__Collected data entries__

== == ==

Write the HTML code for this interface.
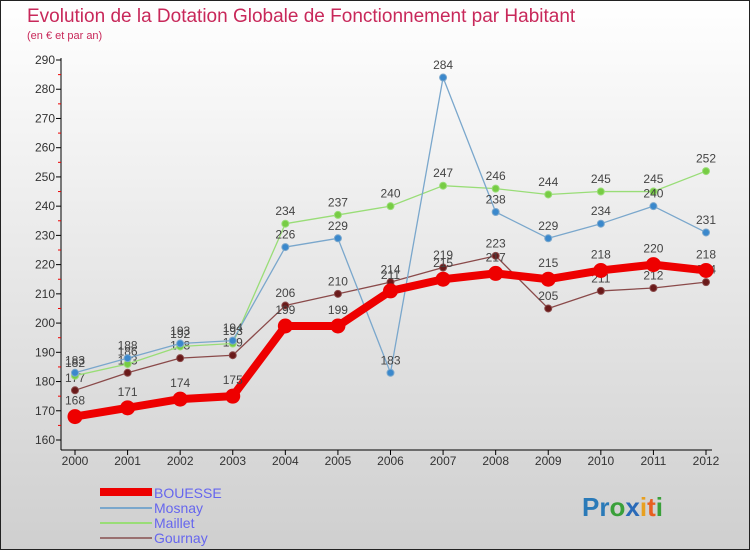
<!DOCTYPE html>
<html><head><meta charset="utf-8"><style>
body{margin:0}
svg{display:block;font-family:"Liberation Sans",sans-serif}
</style></head><body>
<svg id="c" width="750" height="550">
<defs><linearGradient id="bg" x1="0" y1="0" x2="0" y2="1"><stop offset="0" stop-color="#ffffff"/><stop offset="1" stop-color="#cfcfcf"/></linearGradient></defs>
<rect x="0.5" y="0.5" width="749" height="549" fill="url(#bg)" stroke="#222"/>
<text x="27" y="22" font-size="19" fill="#c8285a">Evolution de la Dotation Globale de Fonctionnement par Habitant</text>
<text x="27" y="39" font-size="11" fill="#c8285a">(en € et par an)</text>
<g id="axes"></g><g id="plot"></g>
<g>
<rect x="100" y="488" width="52" height="8" fill="#e00"/>
<text x="154" y="498" font-size="14" fill="#6666ee">BOUESSE</text>
<rect x="100" y="507" width="52" height="2" fill="#7aa7cc"/>
<text x="154" y="513" font-size="14" fill="#6666ee">Mosnay</text>
<rect x="100" y="522" width="52" height="2" fill="#99dd77"/>
<text x="154" y="528" font-size="14" fill="#6666ee">Maillet</text>
<rect x="100" y="537" width="52" height="2" fill="#997070"/>
<text x="154" y="543" font-size="14" fill="#6666ee">Gournay</text>
</g>
<text x="582" y="516" font-size="26" font-weight="bold"><tspan fill="#2a7ab8">Pr</tspan><tspan fill="#3aa03a">o</tspan><tspan fill="#2a6ab8">x</tspan><tspan fill="#e8a020">i</tspan><tspan fill="#e86020">t</tspan><tspan fill="#3aa03a">i</tspan></text>
</svg>
<script>
const years=["2000","2001","2002","2003","2004","2005","2006","2007","2008","2009","2010","2011","2012"];
const yTicks=[160,170,180,190,200,210,220,230,240,250,260,270,280,290];
const bouesse=[168,171,174,175,199,199,211,215,217,215,218,220,218];
const mosnay=[183,188,193,194,226,229,183,284,238,229,234,240,231];
const maillet=[182,186,192,193,234,237,240,247,246,244,245,245,252];
const gournay=[177,183,188,189,206,210,214,219,223,205,211,212,214];
const NS="http://www.w3.org/2000/svg";
const xS=i=>75+i*(706-75)/12;
const yS=v=>440-(v-160)*(380/130);
function mk(t,a,p){const e=document.createElementNS(NS,t);for(const k in a)e.setAttribute(k,a[k]);p.appendChild(e);return e;}
const ax=document.getElementById('axes'),pl=document.getElementById('plot');
let l=mk('line',{x1:61,y1:58,x2:61,y2:450,stroke:'#000'},ax);


l=mk('line',{x1:61,y1:450,x2:712,y2:450,stroke:'#000'},ax);


yTicks.forEach(v=>{const y=yS(v);
mk('line',{x1:56,y1:y,x2:61,y2:y,stroke:'#000'},ax);
if(v<290)mk('line',{x1:58,y1:y-14.6,x2:61,y2:y-14.6,stroke:'#e00'},ax);
const t=mk('text',{x:55,y:y+4,'font-size':12,'text-anchor':'end',fill:'#333'},ax);t.textContent=v;

});
years.forEach((yr,i)=>{const x=xS(i);
mk('line',{x1:x,y1:450,x2:x,y2:455,stroke:'#000'},ax);
const t=mk('text',{x:x,y:465,'font-size':12,'text-anchor':'middle',fill:'#333'},ax);t.textContent=yr;

});
function series(name,data,color,dot,w,r){
const g=mk('g',{},pl);


mk('polyline',{points:data.map((v,i)=>xS(i)+','+yS(v)).join(' '),fill:'none',stroke:color,'stroke-width':w,'stroke-linejoin':'round'},g);
data.forEach((v,i)=>{const c=mk('circle',{cx:xS(i),cy:yS(v),r:r,fill:dot,stroke:color},g);


const t=mk('text',{x:xS(i),y:yS(v)-(r+5),'font-size':12,'text-anchor':'middle',fill:'#444'},g);t.textContent=v;

});}
series('gournay',gournay,'#8a4a4a','#6a1a1a',1.3,3.5);
series('maillet',maillet,'#99dd77','#77cc44',1.3,3.5);
series('mosnay',mosnay,'#7aa7cc','#3a88cc',1.3,3.5);
series('bouesse',bouesse,'#ee0000','#ee0000',8,7);
</script>
</body></html>
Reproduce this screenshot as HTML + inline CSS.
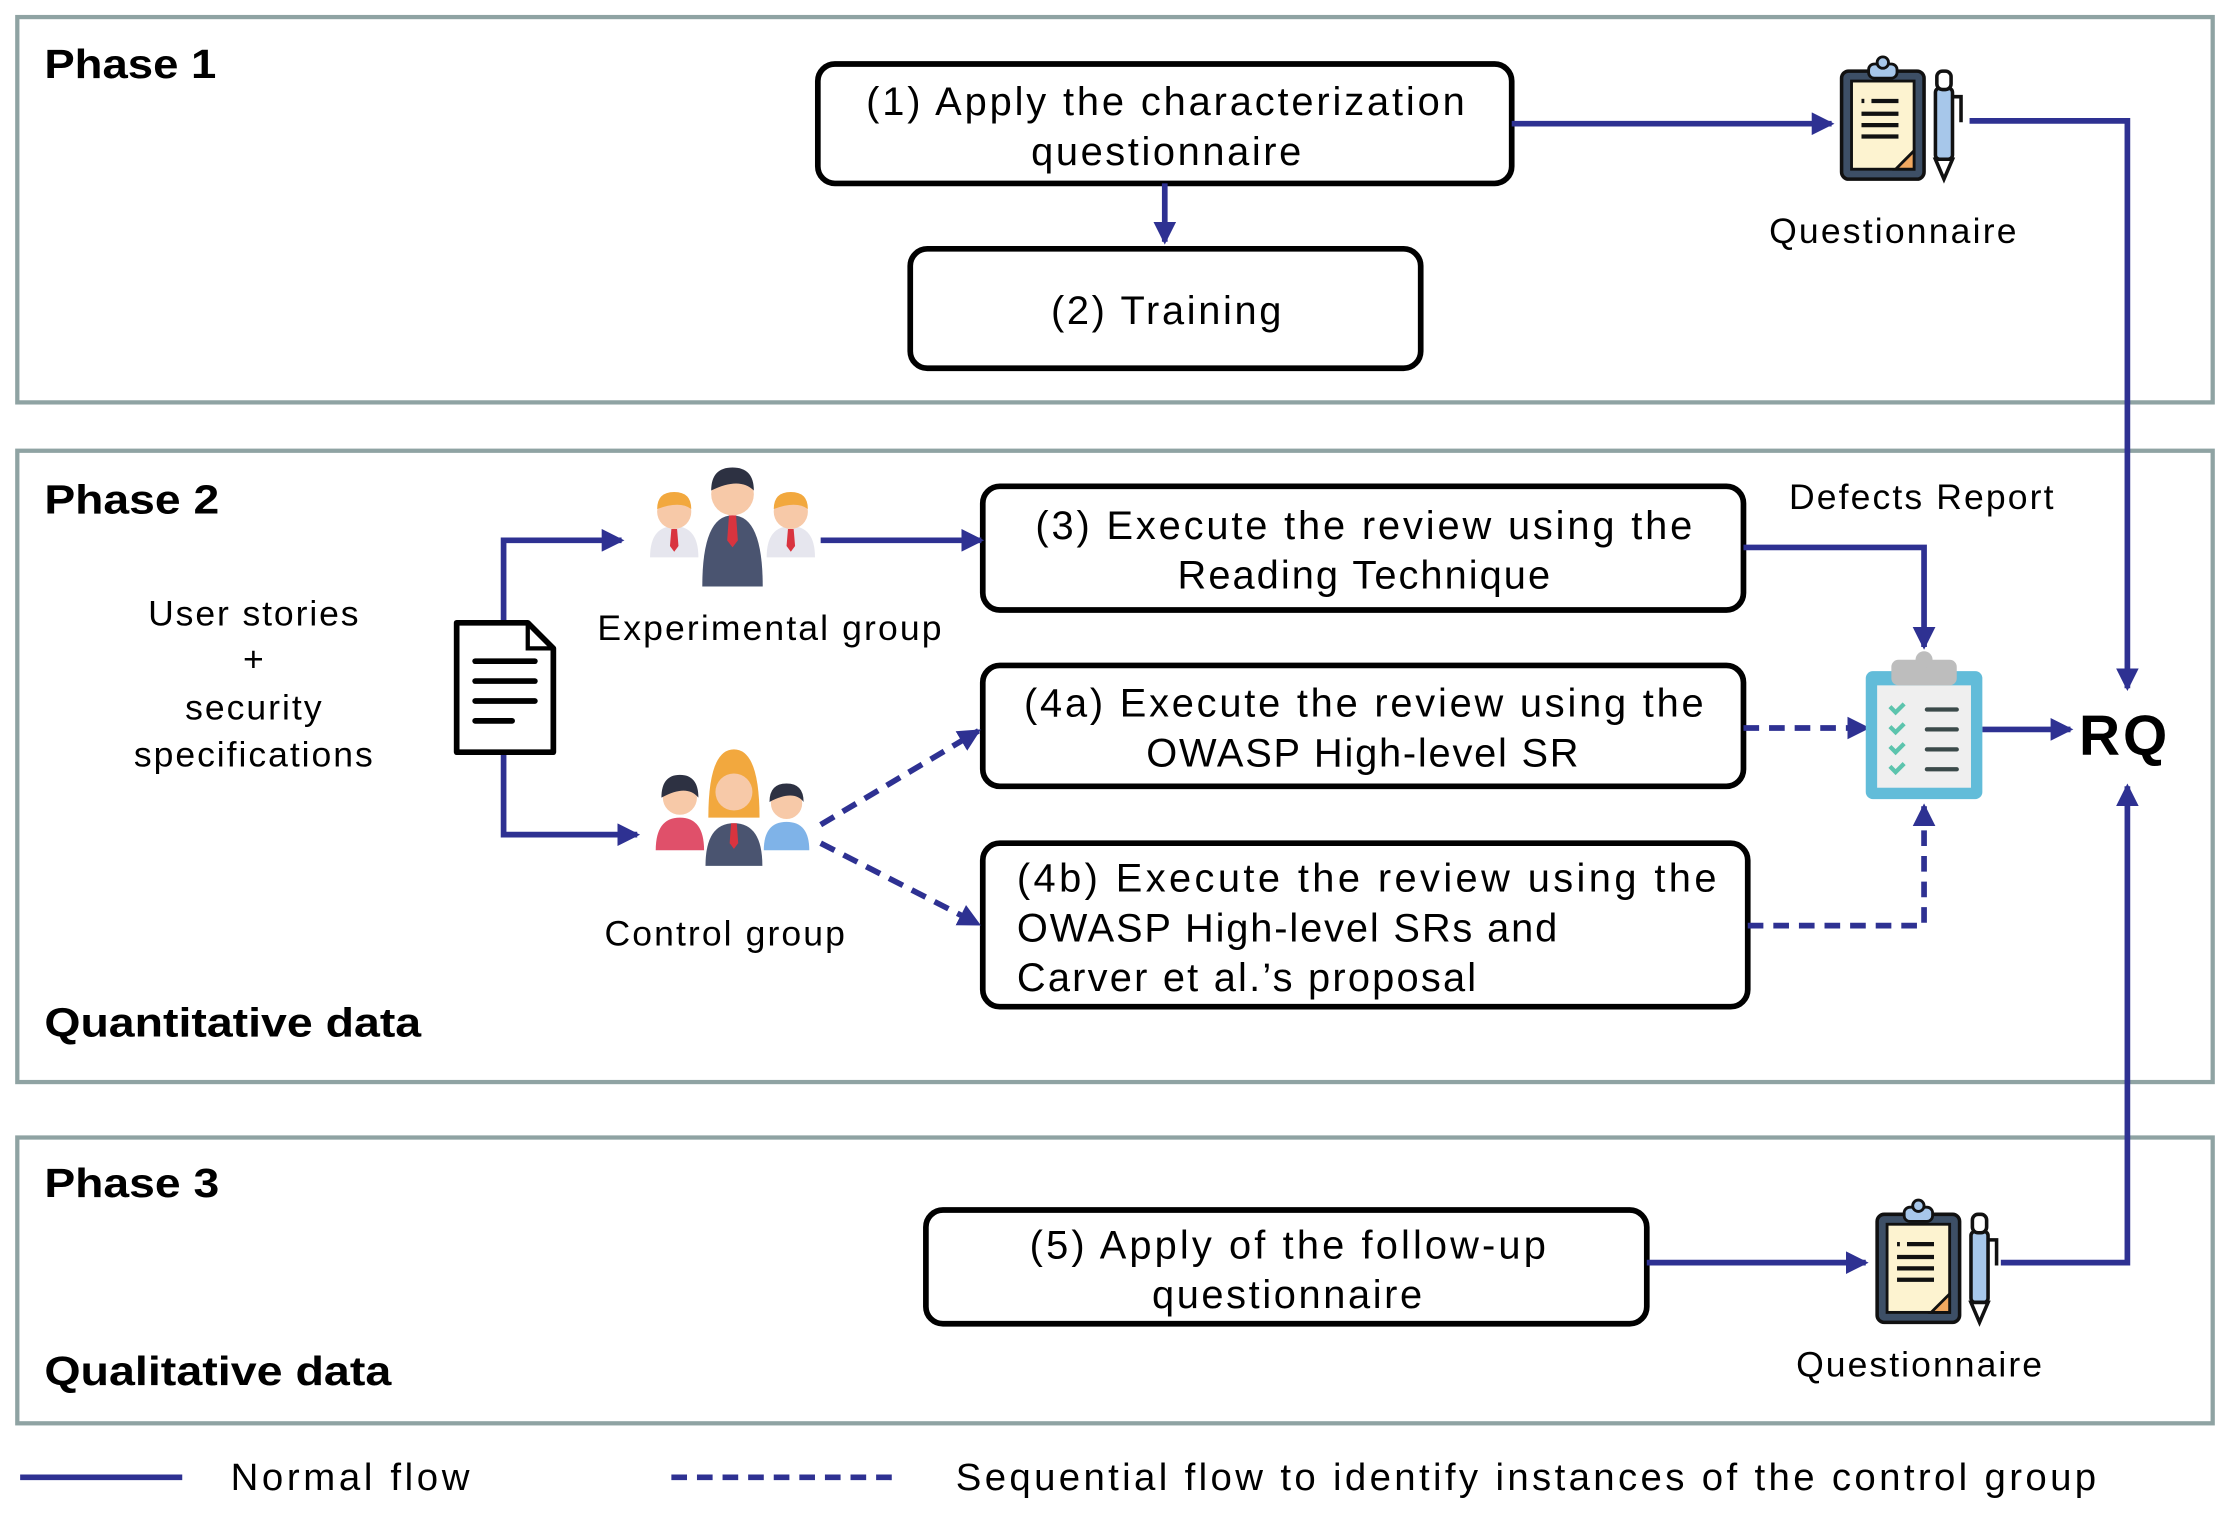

== == ==

__Exercise__
Output the data above without changes, apart from leaving out the pictures.

__Task answer__
Write the HTML code for this interface.
<!DOCTYPE html>
<html><head><meta charset="utf-8"><style>
body{margin:0}
svg{display:block;font-family:"Liberation Sans",sans-serif}
</style></head><body>
<svg id="c" width="750" height="550">
<defs><linearGradient id="bg" x1="0" y1="0" x2="0" y2="1"><stop offset="0" stop-color="#ffffff"/><stop offset="1" stop-color="#cfcfcf"/></linearGradient></defs>
<rect x="0.5" y="0.5" width="749" height="549" fill="url(#bg)" stroke="#222"/>
<text x="27" y="22" font-size="19" fill="#c8285a">Evolution de la Dotation Globale de Fonctionnement par Habitant</text>
<text x="27" y="39" font-size="11" fill="#c8285a">(en € et par an)</text>
<g id="axes"></g><g id="plot"></g>
<g>
<rect x="100" y="488" width="52" height="8" fill="#e00"/>
<text x="154" y="498" font-size="14" fill="#6666ee">BOUESSE</text>
<rect x="100" y="507" width="52" height="2" fill="#7aa7cc"/>
<text x="154" y="513" font-size="14" fill="#6666ee">Mosnay</text>
<rect x="100" y="522" width="52" height="2" fill="#99dd77"/>
<text x="154" y="528" font-size="14" fill="#6666ee">Maillet</text>
<rect x="100" y="537" width="52" height="2" fill="#997070"/>
<text x="154" y="543" font-size="14" fill="#6666ee">Gournay</text>
</g>
<text x="582" y="516" font-size="26" font-weight="bold"><tspan fill="#2a7ab8">Pr</tspan><tspan fill="#3aa03a">o</tspan><tspan fill="#2a6ab8">x</tspan><tspan fill="#e8a020">i</tspan><tspan fill="#e86020">t</tspan><tspan fill="#3aa03a">i</tspan></text>
</svg>
<script>
const years=["2000","2001","2002","2003","2004","2005","2006","2007","2008","2009","2010","2011","2012"];
const yTicks=[160,170,180,190,200,210,220,230,240,250,260,270,280,290];
const bouesse=[168,171,174,175,199,199,211,215,217,215,218,220,218];
const mosnay=[183,188,193,194,226,229,183,284,238,229,234,240,231];
const maillet=[182,186,192,193,234,237,240,247,246,244,245,245,252];
const gournay=[177,183,188,189,206,210,214,219,223,205,211,212,214];
const NS="http://www.w3.org/2000/svg";
const xS=i=>75+i*(706-75)/12;
const yS=v=>440-(v-160)*(380/130);
function mk(t,a,p){const e=document.createElementNS(NS,t);for(const k in a)e.setAttribute(k,a[k]);p.appendChild(e);return e;}
const ax=document.getElementById('axes'),pl=document.getElementById('plot');
let l=mk('line',{x1:61,y1:58,x2:61,y2:450,stroke:'#000'},ax);


l=mk('line',{x1:61,y1:450,x2:712,y2:450,stroke:'#000'},ax);


yTicks.forEach(v=>{const y=yS(v);
mk('line',{x1:56,y1:y,x2:61,y2:y,stroke:'#000'},ax);
if(v<290)mk('line',{x1:58,y1:y-14.6,x2:61,y2:y-14.6,stroke:'#e00'},ax);
const t=mk('text',{x:55,y:y+4,'font-size':12,'text-anchor':'end',fill:'#333'},ax);t.textContent=v;

});
years.forEach((yr,i)=>{const x=xS(i);
mk('line',{x1:x,y1:450,x2:x,y2:455,stroke:'#000'},ax);
const t=mk('text',{x:x,y:465,'font-size':12,'text-anchor':'middle',fill:'#333'},ax);t.textContent=yr;

});
function series(name,data,color,dot,w,r){
const g=mk('g',{},pl);


mk('polyline',{points:data.map((v,i)=>xS(i)+','+yS(v)).join(' '),fill:'none',stroke:color,'stroke-width':w,'stroke-linejoin':'round'},g);
data.forEach((v,i)=>{const c=mk('circle',{cx:xS(i),cy:yS(v),r:r,fill:dot,stroke:color},g);


const t=mk('text',{x:xS(i),y:yS(v)-(r+5),'font-size':12,'text-anchor':'middle',fill:'#444'},g);t.textContent=v;

});}
series('gournay',gournay,'#8a4a4a','#6a1a1a',1.3,3.5);
series('maillet',maillet,'#99dd77','#77cc44',1.3,3.5);
series('mosnay',mosnay,'#7aa7cc','#3a88cc',1.3,3.5);
series('bouesse',bouesse,'#ee0000','#ee0000',8,7);
</script>
</body></html>
Reproduce this screenshot as HTML + inline CSS.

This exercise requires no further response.